Ted Costa is at it again trying to shake up California politics. Costa, head of People’s Advocate, filed the recall petition against Governor Gray Davis that lead to the successful campaign to remove Davis from office replaced by soon-to-retire Governor Arnold Schwarzenegger.

Now, Costa wants to change the landscape for presidential politics in California by requiring that electors in the Electoral College vote for the candidate who wins each congressional district. Costa filed an initiative this week as the first step to change the law.

California has a winner-take-all Electoral College system. As the most populous state, the current whopping total of 55 electoral votes puts the winner of the California election a huge step closer to the White House. Since the 1992 election, the winner has always been a Democrat.

With California almost a sure thing in presidential politics, candidates from the two major parties, for the most part, ignore the state and it millions of people during the campaign. The candidates spend much more time in smaller states that may carry only a handful of Electoral College votes. However, those few votes in contested states may be crucial to a victory.

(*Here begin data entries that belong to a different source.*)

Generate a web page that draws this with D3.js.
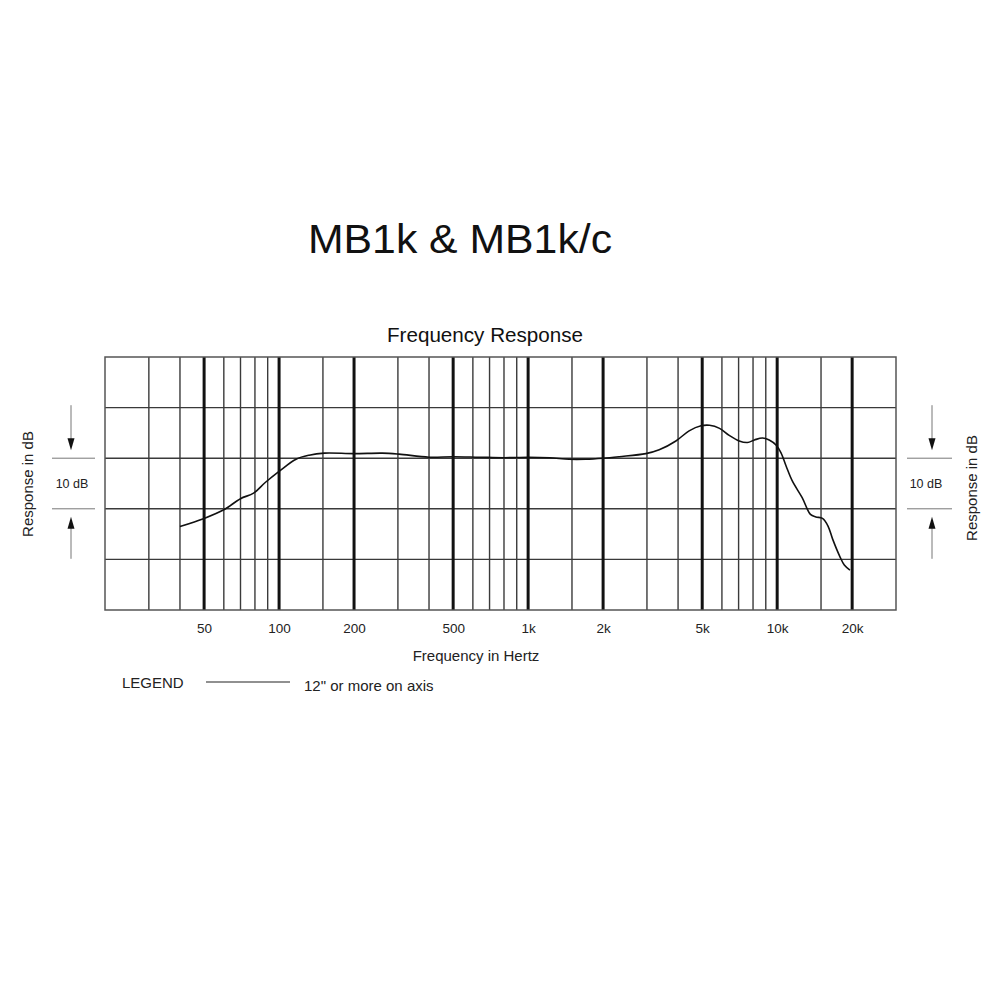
<!DOCTYPE html>
<html>
<head>
<meta charset="utf-8">
<script src="https://cdn.jsdelivr.net/npm/d3@7"></script>
<style>
  html, body { margin: 0; padding: 0; background: #fff; }
  svg { display: block; font-family: "Liberation Sans", Arial, Helvetica, sans-serif; }
</style>
</head>
<body>
<svg id="chart" width="1000" height="1000"></svg>
<script>
// ---- Data ----
const titleText = "MB1k & MB1k/c";
const subtitleText = "Frequency Response";
const xAxisTitle = "Frequency in Hertz";
const yAxisTitle = "Response in dB";
const scaleNote = "10 dB";
const legendTitle = "LEGEND";
const legendLabel = "12\" or more on axis";

const freqDomain = [20, 30000];
const dbDomain = [-30, 20];
const dbGridValues = [-20, -10, 0, 10];
const thinGridFreqs = [30, 40, 60, 70, 80, 90, 150, 300, 400, 600, 700, 800, 900, 1500, 3000, 4000, 6000, 7000, 8000, 9000, 15000];
const boldGridFreqs = [50, 100, 200, 500, 1000, 2000, 5000, 10000, 20000];
const tickValues = [50, 100, 200, 500, 1000, 2000, 5000, 10000, 20000];
const tickLabels = ["50", "100", "200", "500", "1k", "2k", "5k", "10k", "20k"];

const responseFreq = [40, 50, 60, 70, 79, 88, 100, 117, 132, 152, 200, 260, 303, 400, 500, 635, 800, 1000, 1220, 1460, 1700, 2000, 2320, 2970, 3360, 3920, 4430, 4950, 5350, 5870, 6420, 7040, 7600, 8100, 8730, 9290, 9890, 10350, 10850, 11500, 12600, 13600, 14300, 15200, 16000, 16700, 17800, 18600, 19600];
const responseDb = [-13.5, -11.9, -10.2, -8.0, -6.9, -4.8, -2.6, -0.2, 0.6, 1.0, 0.9, 1.0, 0.8, 0.2, 0.3, 0.2, 0.1, 0.2, 0.1, -0.2, -0.2, 0.0, 0.3, 0.9, 1.65, 3.4, 5.4, 6.4, 6.5, 5.9, 4.5, 3.4, 3.1, 3.6, 4.0, 3.6, 2.6, 1.1, -1.5, -4.5, -7.8, -11.1, -11.6, -11.9, -13.4, -16.0, -19.3, -21.1, -22.1];

// ---- Layout ----
const svg = d3.select("#chart");
const plot = { left: 105, right: 896, top: 357, bottom: 610 };

const x = d3.scaleLog().domain(freqDomain).range([plot.left, plot.right]);
const y = d3.scaleLinear().domain(dbDomain).range([plot.bottom, plot.top]);

// Title
svg.append("text")
  .attr("x", 460).attr("y", 253)
  .attr("text-anchor", "middle")
  .attr("font-size", 40)
  .attr("fill", "#111")
  .attr("textLength", 304).attr("lengthAdjust", "spacingAndGlyphs")
  .text(titleText);

svg.append("text")
  .attr("x", 485).attr("y", 342)
  .attr("text-anchor", "middle")
  .attr("font-size", 19.5)
  .attr("fill", "#111")
  .attr("textLength", 196).attr("lengthAdjust", "spacingAndGlyphs")
  .text(subtitleText);

// Grid
const grid = svg.append("g");
grid.selectAll("line.h")
  .data(dbGridValues)
  .join("line")
  .attr("x1", plot.left).attr("x2", plot.right)
  .attr("y1", d => y(d)).attr("y2", d => y(d))
  .attr("stroke", "#3a3a3a").attr("stroke-width", 1.4);

grid.selectAll("line.vthin")
  .data(thinGridFreqs)
  .join("line")
  .attr("class", "vthin")
  .attr("x1", d => x(d)).attr("x2", d => x(d))
  .attr("y1", plot.top).attr("y2", plot.bottom)
  .attr("stroke", "#3a3a3a").attr("stroke-width", 1.4);

grid.selectAll("line.vbold")
  .data(boldGridFreqs)
  .join("line")
  .attr("class", "vbold")
  .attr("x1", d => x(d)).attr("x2", d => x(d))
  .attr("y1", plot.top).attr("y2", plot.bottom)
  .attr("stroke", "#111").attr("stroke-width", 3);

grid.append("rect")
  .attr("x", x(freqDomain[0])).attr("y", y(dbDomain[1]))
  .attr("width", x(freqDomain[1]) - x(freqDomain[0]))
  .attr("height", y(dbDomain[0]) - y(dbDomain[1]))
  .attr("fill", "none").attr("stroke", "#555").attr("stroke-width", 1.5);

// X axis labels
const xAxis = d3.axisBottom(x)
  .tickValues(tickValues)
  .tickFormat((d, i) => tickLabels[i])
  .tickSize(0)
  .tickPadding(13);
const gx = svg.append("g")
  .attr("transform", `translate(0,${plot.bottom})`)
  .call(xAxis);
gx.select(".domain").remove();
gx.selectAll("text")
  .attr("font-size", 13.5)
  .attr("fill", "#222")
  .attr("font-family", "'Liberation Sans', Arial, sans-serif");

svg.append("text")
  .attr("x", 476).attr("y", 661)
  .attr("text-anchor", "middle")
  .attr("font-size", 15)
  .attr("fill", "#222")
  .text(xAxisTitle);

// Response curve
const pts = responseFreq.map((f, i) => [f, responseDb[i]]);
const line = d3.line()
  .x(d => x(d[0]))
  .y(d => y(d[1]))
  .curve(d3.curveCatmullRom.alpha(0.5));
svg.append("path")
  .datum(pts)
  .attr("d", line)
  .attr("fill", "none")
  .attr("stroke", "#111")
  .attr("stroke-width", 1.6)
  .attr("stroke-linejoin", "round");

// 10 dB scale annotation (both sides)
function scaleMarker(cx, textX, x1, x2) {
  const g = svg.append("g");
  [0, -10].forEach(v => {
    g.append("line")
      .attr("x1", x1).attr("x2", x2)
      .attr("y1", y(v)).attr("y2", y(v))
      .attr("stroke", "#777").attr("stroke-width", 1);
  });
  const yTop = y(0), yBot = y(-10);
  g.append("line").attr("x1", cx).attr("x2", cx)
    .attr("y1", yTop - 53).attr("y2", yTop - 18)
    .attr("stroke", "#777").attr("stroke-width", 1);
  g.append("path")
    .attr("d", `M${cx - 3.5},${yTop - 20} L${cx + 3.5},${yTop - 20} L${cx},${yTop - 8} Z`)
    .attr("fill", "#111");
  g.append("line").attr("x1", cx).attr("x2", cx)
    .attr("y1", yBot + 18).attr("y2", yBot + 50)
    .attr("stroke", "#777").attr("stroke-width", 1);
  g.append("path")
    .attr("d", `M${cx - 3.5},${yBot + 20} L${cx + 3.5},${yBot + 20} L${cx},${yBot + 8} Z`)
    .attr("fill", "#111");
  g.append("text")
    .attr("x", textX).attr("y", (yTop + yBot) / 2 + 4.5)
    .attr("text-anchor", "middle")
    .attr("font-size", 12.5)
    .attr("fill", "#222")
    .text(scaleNote);
}
scaleMarker(71, 72, 52, 95);
scaleMarker(932, 926, 907, 952);

svg.append("text")
  .attr("transform", "translate(33,484) rotate(-90)")
  .attr("text-anchor", "middle")
  .attr("font-size", 15)
  .attr("fill", "#222")
  .text(yAxisTitle);
svg.append("text")
  .attr("transform", "translate(977,488) rotate(-90)")
  .attr("text-anchor", "middle")
  .attr("font-size", 15)
  .attr("fill", "#222")
  .text(yAxisTitle);

// Legend
svg.append("text")
  .attr("x", 122).attr("y", 688)
  .attr("font-size", 15)
  .attr("fill", "#222")
  .text(legendTitle);
svg.append("line")
  .attr("x1", 206).attr("x2", 290)
  .attr("y1", 682).attr("y2", 682)
  .attr("stroke", "#222").attr("stroke-width", 1.2);
svg.append("text")
  .attr("x", 304).attr("y", 691)
  .attr("font-size", 15)
  .attr("fill", "#222")
  .text(legendLabel);
</script>
</body>
</html>
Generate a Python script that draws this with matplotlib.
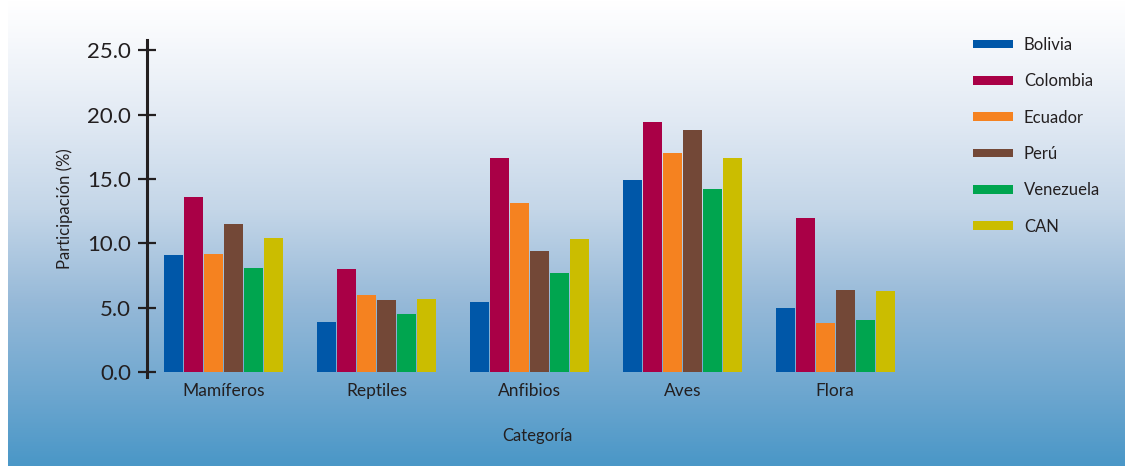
import numpy as np
import matplotlib
matplotlib.use('Agg')
import matplotlib.pyplot as plt
from matplotlib.colors import LinearSegmentedColormap

plt.rcParams['font.family'] = ['Lato', 'DejaVu Sans']

categorias = ['Mamíferos', 'Reptiles', 'Anfibios', 'Aves', 'Flora']
paises = ['Bolivia', 'Colombia', 'Ecuador', 'Perú', 'Venezuela', 'CAN']
colores = ['#0057a8', '#a90046', '#f58220', '#734837', '#00a54f', '#cbbd00']

bolivia = [9.1, 3.9, 5.4, 14.9, 5.0]
colombia = [13.6, 8.0, 16.6, 19.4, 12.0]
ecuador = [9.2, 6.0, 13.1, 17.0, 3.8]
peru = [11.5, 5.6, 9.4, 18.8, 6.4]
venezuela = [8.1, 4.5, 7.7, 14.2, 4.0]
can = [10.4, 5.7, 10.3, 16.6, 6.3]
series = [bolivia, colombia, ecuador, peru, venezuela, can]

fig = plt.figure(figsize=(11.25, 4.66), dpi=100)

# fondo degradado
bg = fig.add_axes([8 / 1125, 0, 1 - 8 / 1125, 1], zorder=-1)
cmap = LinearSegmentedColormap.from_list(
    'fondo', [(0.0, '#ffffff'), (0.08, '#f7f9fc'), (0.25, '#e2eaf4'),
              (0.45, '#c4d6e8'), (0.65, '#96b9d8'), (0.85, '#6ca6cf'),
              (1.0, '#4a97c7')])
grad = np.linspace(0, 1, 256).reshape(-1, 1)
bg.imshow(grad, aspect='auto', cmap=cmap, extent=[0, 1, 1, 0])
bg.axis('off')

ax = fig.add_axes([147 / 1125, 1 - 377 / 466, (927 - 147) / 1125, (377 - 40) / 466])
ax.patch.set_alpha(0)

x = np.arange(len(categorias))
w = 0.1307
for i, (vals, c, lab) in enumerate(zip(series, colores, paises)):
    ax.bar(x + (i - 2.5) * w, vals, width=w - 0.008, color=c, label=lab)

ax.set_xlim(-0.5, 4.6)
ax.set_ylim(-0.4, 25.8)
ax.set_yticks([0, 5, 10, 15, 20, 25])
ax.set_yticklabels(['0.0', '5.0', '10.0', '15.0', '20.0', '25.0'])
ax.set_xticks(x)
ax.set_xticklabels(categorias)

for s in ['top', 'right', 'bottom']:
    ax.spines[s].set_visible(False)
ax.spines['left'].set_linewidth(2.2)
ax.spines['left'].set_color('#231f20')
ax.tick_params(axis='y', direction='inout', length=13, width=1.6, color='#231f20',
               labelsize=16, labelcolor='#231f20', pad=5)
ax.tick_params(axis='x', length=0, labelsize=12.5, labelcolor='#231f20', pad=4)

ax.set_ylabel('Participación (%)', fontsize=12, color='#231f20', labelpad=10)
ax.set_xlabel('Categoría', fontsize=12, color='#231f20', labelpad=21)

leg = fig.legend(loc='upper left', bbox_to_anchor=(958 / 1125, 1 - 22 / 466),
                 frameon=False, fontsize=12, handlelength=2.4, handleheight=0.4,
                 handletextpad=0.65, labelspacing=1.22)
for t in leg.get_texts():
    t.set_color('#231f20')

fig.savefig('out.png', dpi=100)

Under the Costa plan, the winner of a congressional district in the state would get that vote in the Electoral College’s final tally and the overall winner in the state would get two additional electoral votes.

Looking at the 2008 presidential election, even with Barack Obama’s landslide victory of 24-percent over John McCain in the Golden State, under the Costa plan, McCain would have secured 11 Electoral votes. Obama carried 42 congressional districts, including eight represented by Republicans, and would have taken 44 electoral votes.

Obama ran up big scores in the large urban areas capturing 70-percen of the vote in Los Angeles County and 80-percent of the vote in the East Bay in Alameda County and Berkeley. Costa argues that the current system discriminates against voters in rural and less populous areas of the state because “mega urban areas dominate the process.”

By giving the Republicans a chance to win some Electoral College votes in this very blue state, neither party candidate could afford to ignore California.

Two other states have proportional Electoral College provisions: Nebraska and Maine.

This is not the first time a similar initiative effort has been filed in California. A measure was filed prior to the 2008 election but it never qualified for the ballot.

Whether Costa has the resources to qualify this measure for the ballot is uncertain. However, he went ahead with his recall petition for Davis and money soon appeared to support his effort, mostly supplied by Congressman Darrell Issa.

Will national or state Republicans see an opportunity to find electoral votes in a place that seems lost to them for the foreseeable future and again come to the aid of a Costa political shake-up effort? It could happen opening up an expensive initiative campaign if the measure qualifies for the ballot.